Their planter contains a loose, acidic, slightly sandy topsoil, to which I've added a variety of liquid fertilizers over the past several weeks (see below) in a largely unsuccessful attempt to remedy these symptoms The vines receive about 7-8 hours of full sun per day, and get watered regularly.
The morning glories share the planter with some of the most exuberantly healthy-looking nasturtiums I've ever seen, which suggests that these conditions are not generally inhospitable to plant life.
I suspected some kind of nutrient deficiency (though nothing in particular quite seemed to fit the symptoms) and at roughly weekly intervals I have tried liberally fertilizing with one of the following:
- Miracle-Gro (12-4-8)
- Epsom salt solution
- Chelated iron
- Calcium phosphate suspension
So I'm assuming the plants aren't deficient in N, P, K, S, Ca, Mg, or Fe, at least.
Sadly, none of the above seems to have helped much. If I had over-fertilized the container, I might expect to see some problems with the nasturtiums, but those just keep accelerating. Moreover, the slow growth and pale-twisted leaves on the morning glories preceded the addition of any liquid fertilizers.
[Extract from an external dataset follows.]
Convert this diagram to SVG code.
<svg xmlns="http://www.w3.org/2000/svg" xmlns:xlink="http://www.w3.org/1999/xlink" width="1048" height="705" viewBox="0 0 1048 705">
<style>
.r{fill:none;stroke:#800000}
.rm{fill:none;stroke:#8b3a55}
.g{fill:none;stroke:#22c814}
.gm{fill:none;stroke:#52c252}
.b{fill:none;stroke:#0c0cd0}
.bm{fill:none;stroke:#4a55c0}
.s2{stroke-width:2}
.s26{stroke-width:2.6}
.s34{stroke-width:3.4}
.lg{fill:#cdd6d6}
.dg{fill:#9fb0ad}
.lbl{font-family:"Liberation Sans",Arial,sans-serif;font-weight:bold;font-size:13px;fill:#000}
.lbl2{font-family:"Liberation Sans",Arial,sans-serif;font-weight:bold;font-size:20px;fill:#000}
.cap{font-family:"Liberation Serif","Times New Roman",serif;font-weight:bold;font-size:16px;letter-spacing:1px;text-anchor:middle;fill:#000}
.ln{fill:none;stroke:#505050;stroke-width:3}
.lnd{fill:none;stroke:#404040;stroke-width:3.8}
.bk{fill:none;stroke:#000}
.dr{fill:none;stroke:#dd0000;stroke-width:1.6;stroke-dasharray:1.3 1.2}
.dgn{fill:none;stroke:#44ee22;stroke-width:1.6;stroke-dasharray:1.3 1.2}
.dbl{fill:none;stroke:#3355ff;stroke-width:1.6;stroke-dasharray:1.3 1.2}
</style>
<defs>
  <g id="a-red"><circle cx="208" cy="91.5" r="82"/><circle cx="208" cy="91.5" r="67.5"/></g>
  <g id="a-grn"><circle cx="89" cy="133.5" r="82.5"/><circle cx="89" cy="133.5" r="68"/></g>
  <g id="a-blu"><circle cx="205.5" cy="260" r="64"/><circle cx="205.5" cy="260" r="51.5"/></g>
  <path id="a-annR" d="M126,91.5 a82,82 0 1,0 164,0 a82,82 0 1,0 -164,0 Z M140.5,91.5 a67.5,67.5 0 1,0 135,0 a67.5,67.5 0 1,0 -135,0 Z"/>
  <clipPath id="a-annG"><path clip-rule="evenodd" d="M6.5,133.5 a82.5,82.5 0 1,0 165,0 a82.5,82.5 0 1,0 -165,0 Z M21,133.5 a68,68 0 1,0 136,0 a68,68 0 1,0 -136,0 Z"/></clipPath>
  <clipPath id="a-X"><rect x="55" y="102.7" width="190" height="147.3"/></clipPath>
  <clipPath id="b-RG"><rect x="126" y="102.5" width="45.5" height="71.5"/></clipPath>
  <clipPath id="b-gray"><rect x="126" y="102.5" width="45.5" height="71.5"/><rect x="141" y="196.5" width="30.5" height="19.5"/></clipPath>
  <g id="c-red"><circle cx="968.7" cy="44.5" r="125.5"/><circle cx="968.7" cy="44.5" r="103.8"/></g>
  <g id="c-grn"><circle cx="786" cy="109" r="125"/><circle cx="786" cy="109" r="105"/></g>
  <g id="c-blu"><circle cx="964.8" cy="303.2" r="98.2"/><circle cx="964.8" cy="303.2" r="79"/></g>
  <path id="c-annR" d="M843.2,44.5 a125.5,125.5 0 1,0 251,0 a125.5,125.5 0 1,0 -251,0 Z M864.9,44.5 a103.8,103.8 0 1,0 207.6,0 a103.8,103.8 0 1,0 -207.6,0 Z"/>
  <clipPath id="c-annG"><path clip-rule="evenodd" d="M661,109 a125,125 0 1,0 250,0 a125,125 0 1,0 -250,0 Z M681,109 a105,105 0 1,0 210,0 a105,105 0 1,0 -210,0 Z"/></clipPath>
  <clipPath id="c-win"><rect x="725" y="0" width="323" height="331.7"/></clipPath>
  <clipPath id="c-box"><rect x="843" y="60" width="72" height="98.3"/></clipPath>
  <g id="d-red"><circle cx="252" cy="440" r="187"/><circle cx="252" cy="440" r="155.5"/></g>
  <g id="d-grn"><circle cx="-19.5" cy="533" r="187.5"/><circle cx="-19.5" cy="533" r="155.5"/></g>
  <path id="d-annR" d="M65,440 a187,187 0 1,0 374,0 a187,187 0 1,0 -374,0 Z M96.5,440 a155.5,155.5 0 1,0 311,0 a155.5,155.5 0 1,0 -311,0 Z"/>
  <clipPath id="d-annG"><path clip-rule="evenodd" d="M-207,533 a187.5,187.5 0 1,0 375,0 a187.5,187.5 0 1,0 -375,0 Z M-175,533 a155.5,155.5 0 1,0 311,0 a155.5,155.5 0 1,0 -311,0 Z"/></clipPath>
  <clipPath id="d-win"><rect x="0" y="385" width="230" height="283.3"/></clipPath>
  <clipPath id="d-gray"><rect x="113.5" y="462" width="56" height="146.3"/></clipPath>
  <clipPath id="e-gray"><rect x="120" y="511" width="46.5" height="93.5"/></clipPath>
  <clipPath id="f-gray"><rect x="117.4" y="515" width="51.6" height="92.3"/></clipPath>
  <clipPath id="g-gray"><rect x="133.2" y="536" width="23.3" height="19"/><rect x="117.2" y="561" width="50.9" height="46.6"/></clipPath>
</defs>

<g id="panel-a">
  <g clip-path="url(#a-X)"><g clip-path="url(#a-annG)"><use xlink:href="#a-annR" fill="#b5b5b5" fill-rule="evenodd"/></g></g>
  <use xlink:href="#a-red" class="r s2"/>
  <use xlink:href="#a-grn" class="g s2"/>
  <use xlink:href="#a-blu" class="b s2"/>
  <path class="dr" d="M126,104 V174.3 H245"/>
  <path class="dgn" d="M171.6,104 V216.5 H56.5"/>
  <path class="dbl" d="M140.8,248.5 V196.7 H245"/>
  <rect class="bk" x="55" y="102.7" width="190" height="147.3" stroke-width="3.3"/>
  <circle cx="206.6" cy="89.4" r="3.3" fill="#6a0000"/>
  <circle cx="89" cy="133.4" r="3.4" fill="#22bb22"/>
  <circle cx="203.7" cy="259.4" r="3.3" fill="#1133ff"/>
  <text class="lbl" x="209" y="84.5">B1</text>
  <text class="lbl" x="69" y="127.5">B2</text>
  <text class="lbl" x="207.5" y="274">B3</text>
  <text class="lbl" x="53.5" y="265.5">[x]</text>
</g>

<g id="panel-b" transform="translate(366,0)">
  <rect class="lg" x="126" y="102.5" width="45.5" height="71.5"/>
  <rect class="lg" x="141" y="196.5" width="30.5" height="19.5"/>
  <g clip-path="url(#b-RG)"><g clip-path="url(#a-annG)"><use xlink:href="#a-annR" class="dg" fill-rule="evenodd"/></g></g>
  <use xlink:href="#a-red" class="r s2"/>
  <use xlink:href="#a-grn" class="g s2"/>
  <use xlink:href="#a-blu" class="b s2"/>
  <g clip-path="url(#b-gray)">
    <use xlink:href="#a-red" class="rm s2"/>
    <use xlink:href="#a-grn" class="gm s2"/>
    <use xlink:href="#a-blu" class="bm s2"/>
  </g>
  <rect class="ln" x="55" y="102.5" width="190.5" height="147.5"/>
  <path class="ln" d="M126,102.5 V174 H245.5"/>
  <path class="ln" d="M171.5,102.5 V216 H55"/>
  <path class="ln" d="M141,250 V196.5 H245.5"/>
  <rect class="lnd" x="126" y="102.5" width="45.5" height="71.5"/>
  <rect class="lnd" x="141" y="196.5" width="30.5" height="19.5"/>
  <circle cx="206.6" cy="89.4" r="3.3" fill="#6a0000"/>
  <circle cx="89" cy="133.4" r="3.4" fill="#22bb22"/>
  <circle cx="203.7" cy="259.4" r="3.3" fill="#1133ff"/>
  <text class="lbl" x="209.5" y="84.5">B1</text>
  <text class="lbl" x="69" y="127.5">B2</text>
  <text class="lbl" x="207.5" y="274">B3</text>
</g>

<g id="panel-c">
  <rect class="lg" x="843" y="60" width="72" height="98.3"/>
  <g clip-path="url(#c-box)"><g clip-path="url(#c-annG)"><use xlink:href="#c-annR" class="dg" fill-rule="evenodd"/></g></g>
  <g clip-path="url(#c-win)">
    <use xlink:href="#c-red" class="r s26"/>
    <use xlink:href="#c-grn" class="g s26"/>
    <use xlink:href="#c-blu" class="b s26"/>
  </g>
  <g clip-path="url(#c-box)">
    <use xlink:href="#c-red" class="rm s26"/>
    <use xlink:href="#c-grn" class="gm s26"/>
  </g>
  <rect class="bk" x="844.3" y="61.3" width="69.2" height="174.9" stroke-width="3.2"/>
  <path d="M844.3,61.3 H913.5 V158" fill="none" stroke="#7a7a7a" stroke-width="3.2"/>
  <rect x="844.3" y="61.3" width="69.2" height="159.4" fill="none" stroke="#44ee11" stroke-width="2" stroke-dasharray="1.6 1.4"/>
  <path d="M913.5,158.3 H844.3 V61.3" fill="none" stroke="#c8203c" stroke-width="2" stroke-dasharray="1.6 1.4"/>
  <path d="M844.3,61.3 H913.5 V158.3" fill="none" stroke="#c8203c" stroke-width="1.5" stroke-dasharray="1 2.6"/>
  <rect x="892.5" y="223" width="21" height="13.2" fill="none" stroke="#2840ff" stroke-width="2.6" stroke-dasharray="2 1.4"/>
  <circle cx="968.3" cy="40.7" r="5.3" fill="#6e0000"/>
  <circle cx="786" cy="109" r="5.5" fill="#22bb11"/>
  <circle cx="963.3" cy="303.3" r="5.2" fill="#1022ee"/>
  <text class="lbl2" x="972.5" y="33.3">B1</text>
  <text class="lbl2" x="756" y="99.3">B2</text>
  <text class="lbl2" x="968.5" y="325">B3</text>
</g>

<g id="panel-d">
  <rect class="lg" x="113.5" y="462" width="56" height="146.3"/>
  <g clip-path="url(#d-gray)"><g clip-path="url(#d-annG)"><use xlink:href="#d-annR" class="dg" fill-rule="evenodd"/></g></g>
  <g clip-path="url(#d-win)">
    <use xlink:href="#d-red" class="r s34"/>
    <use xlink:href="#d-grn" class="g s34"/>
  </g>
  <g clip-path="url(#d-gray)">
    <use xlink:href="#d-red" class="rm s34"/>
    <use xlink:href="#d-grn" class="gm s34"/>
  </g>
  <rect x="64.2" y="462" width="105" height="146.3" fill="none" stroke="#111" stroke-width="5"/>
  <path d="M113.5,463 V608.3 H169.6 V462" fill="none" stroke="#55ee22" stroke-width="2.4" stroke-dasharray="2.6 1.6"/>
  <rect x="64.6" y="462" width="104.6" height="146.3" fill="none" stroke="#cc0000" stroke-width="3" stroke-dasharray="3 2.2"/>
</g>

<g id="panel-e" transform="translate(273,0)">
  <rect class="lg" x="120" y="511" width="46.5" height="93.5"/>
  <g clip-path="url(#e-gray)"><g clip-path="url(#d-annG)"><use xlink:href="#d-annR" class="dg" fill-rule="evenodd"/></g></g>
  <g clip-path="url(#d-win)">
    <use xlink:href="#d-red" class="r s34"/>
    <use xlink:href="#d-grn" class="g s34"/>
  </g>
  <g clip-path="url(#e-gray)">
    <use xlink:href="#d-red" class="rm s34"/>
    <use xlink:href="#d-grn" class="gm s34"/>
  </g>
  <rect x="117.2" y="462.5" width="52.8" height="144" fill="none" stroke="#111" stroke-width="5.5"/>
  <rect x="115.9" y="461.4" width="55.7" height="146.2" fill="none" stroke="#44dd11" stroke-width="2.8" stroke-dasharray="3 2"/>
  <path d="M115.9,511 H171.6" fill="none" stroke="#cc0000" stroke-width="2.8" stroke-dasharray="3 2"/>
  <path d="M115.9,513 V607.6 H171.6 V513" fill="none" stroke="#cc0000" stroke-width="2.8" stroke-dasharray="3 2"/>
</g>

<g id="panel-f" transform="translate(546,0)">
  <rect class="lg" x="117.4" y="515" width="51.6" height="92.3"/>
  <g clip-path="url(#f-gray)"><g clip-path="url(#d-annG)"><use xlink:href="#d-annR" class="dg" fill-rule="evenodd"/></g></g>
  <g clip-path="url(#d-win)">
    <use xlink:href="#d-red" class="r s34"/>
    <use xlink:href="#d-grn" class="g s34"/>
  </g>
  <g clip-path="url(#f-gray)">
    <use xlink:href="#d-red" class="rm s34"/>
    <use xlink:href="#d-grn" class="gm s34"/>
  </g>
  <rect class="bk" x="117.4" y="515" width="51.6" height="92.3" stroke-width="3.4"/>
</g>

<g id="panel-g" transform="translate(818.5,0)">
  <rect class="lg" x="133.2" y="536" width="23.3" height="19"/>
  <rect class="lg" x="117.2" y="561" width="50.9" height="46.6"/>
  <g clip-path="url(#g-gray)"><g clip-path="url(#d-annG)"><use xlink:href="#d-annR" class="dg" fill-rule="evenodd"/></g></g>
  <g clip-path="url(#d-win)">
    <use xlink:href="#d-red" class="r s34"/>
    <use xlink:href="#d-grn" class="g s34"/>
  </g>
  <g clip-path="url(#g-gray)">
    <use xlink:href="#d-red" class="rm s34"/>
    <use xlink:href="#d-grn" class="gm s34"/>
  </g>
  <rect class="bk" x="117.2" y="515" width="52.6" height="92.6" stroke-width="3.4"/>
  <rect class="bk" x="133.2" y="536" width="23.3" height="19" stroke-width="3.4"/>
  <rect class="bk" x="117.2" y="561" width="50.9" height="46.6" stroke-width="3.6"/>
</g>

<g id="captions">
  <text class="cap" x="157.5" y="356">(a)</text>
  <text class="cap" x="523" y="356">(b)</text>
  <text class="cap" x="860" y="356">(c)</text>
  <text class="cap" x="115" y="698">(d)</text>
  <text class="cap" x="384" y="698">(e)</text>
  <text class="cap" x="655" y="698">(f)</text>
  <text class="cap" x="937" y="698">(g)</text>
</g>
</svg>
Does this look like some kind of disease? A virus, maybe? I don't see any pests on the vines, with the possible exception of an occasional red mite. I have a microscope, in case examining the leaf tissue at higher magnification could be diagnostic. I'd appreciate any suggestions, I'm running out of ideas.
UPDATE: Found some aphids hiding down by the dirt in the lowest leaves of the morning glories. Maybe they came for the nasturtiums and stayed for the morning glories? The worst-affected leaves are not the ones that currently have aphids on them though, and I've never seen aphids on the upper leaves.
UPDATE 2: Grabbed this little bugger off one the worst-affected leaves -- looks like a thrip. Maybe that's my problem.